# "white" sidelights?



## rtjc (Apr 19, 2009)

Hi Guys,

Thought some of you detailing guru's might have some experience with this sort of thing... Basically my car has factory Xenon/HID headlights which light up bright white, not much blue tint going on except when you first switch them on. I want to fit some sidelight bulbs/led's that glow "white" (not blue at all) as the yellow halogen ones are very discoloured compared the headlight, looks a bit naff.

Does anybody know of any 501 fitment bulbs or leds, that definately glow allot more white. I've tried a couple led's and also the Philips bluevision 4000k equivilant bulbs (meant to match factory setups) Led's were really blue, bulbs pretty good just not very bright.

Such a minor thing to moan about i know, but are WHITE led's that hard to find? lol

Cheers for any help :thumb:

Ross


----------



## Avanti (Jan 17, 2006)

I don't know the answer to your specific query, there has just been an article on the radio, here in Birmingham apparently all the streetlighting is going to be LED type.
Touching back on your query,things may have changed but from what I remember changing from the OEM lighting was an MOT failure


----------



## rtjc (Apr 19, 2009)

Thanks Avanti, changing lighting from stock is not an MOT failure, just chavs that fit coloured bulbs etc that fall foul to that game...

LED's use allot less power, last longer etc, so in cars they put less stress on electrical systems. I'm not really bothered about that, just dont want the nasty yellow halogen type glow next the Xenon headlight. Slight oversight by Honda i assume


----------



## Avanti (Jan 17, 2006)

rtjc said:


> Thanks Avanti, changing lighting from stock is not an MOT failure, just chavs that fit coloured bulbs etc that fall foul to that game...
> 
> LED's use allot less power, last longer etc, so in cars they put less stress on electrical systems. I'm not really bothered about that, just dont want the nasty yellow halogen type glow next the Xenon headlight. Slight oversight by Honda i assume


Heh heh , I don't know , just last weekend one of my H7 packed up, those 
are white enough for me, though the electronics on the car sense when bulbs (and which one) is blown, not sure if the reduced power consumption of led would confuse the system 
If there are OEM replacements I would assume they are well advertised on the tinterweb? :thumb:


----------



## Dixondmn (Oct 12, 2007)

rtjc - I have just installed osram cool blue 5W5 bulbs, when illuminated they arent blue at all. however they are much brighter than OEM bulbs, but sadly still not a perfect white.
its annoying, as i've been trying to find brilliant white 501 5W5 bulbs for my sidelights but the single LED type look too chavvy for my tastes.

Try ebay... http://cgi.ebay.co.uk/COOL-BLUE-OSR...arts_Vehicles_CarParts_SM&hash=item19b4357360 i bought these.

But if you search for 501 white LED or 5W5 White LED you should find what youre looking for.... My only concern is many of the suppliers state these should not be used on the public highway.


----------



## GR33N (Apr 5, 2009)

Like them?

http://www.autobulbsdirect.co.uk/led-sidelight-bulbs-for-cars/


----------



## Shiny (Apr 23, 2007)

501 Leds with lights all round so they make use of the reflectors.
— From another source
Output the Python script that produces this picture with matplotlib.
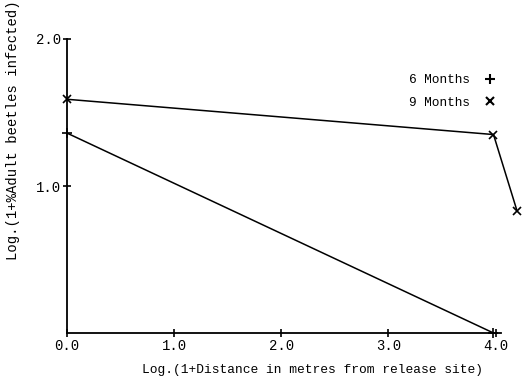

I used these to replace the sidelights and rear no. plate lights.










Left one fitted, can't tell much as it's daylight, but no more yellow...










Rear plate lights, these look really good in the dark as the light spreads well -










A late afternoon shot, with the new 501 leds -










Factory HID's headlights and side lights -


----------



## Dixondmn (Oct 12, 2007)

do you ever get any problems with the police?
they look very bright to me.

Lovely motor by the way, those accords are the best of the breed.
I agree about the number plate LED's i have these on my focus and it lights up hald the road behind the car!


----------



## Shiny (Apr 23, 2007)

They are only 501's so not very bright at all, it just that they look bright as the pics were taken with a mobile phone. But they give a crisp white light, so look much better with the HIDs.

And i'm loving the Accord


----------



## alan_mcc (Oct 28, 2008)

Aye, the 360 (or even 270) LEDs are much better. Recently replaced my 501's with them.


----------



## -Kev- (Oct 30, 2007)

(excuse the cr** picture quality)


----------



## rtjc (Apr 19, 2009)

Shiny said:


> They are only 501's so not very bright at all, it just that they look bright as the pics were taken with a mobile phone. But they give a crisp white light, so look much better with the HIDs.
> 
> And i'm loving the Accord


Thanks for all the input guys, and also for the pics of the Accord. My car is a pre-facelift version of that Accord Type R so couldn't have been a more helpful picture post... exact same headlights :thumb: Cheers Shiny

The Osrams mentioned are a similar idea to the Philips i have but looks like i'll have to try a couple others. "Most" eBay ones do shine quite blue it seems.


----------



## -Kev- (Oct 30, 2007)

mine are 501's from ebay, they look more white with a slight blue hint to them the flesh (i'll put the poor pics above down to it being dark and the iphone camera is rubbish lol)


----------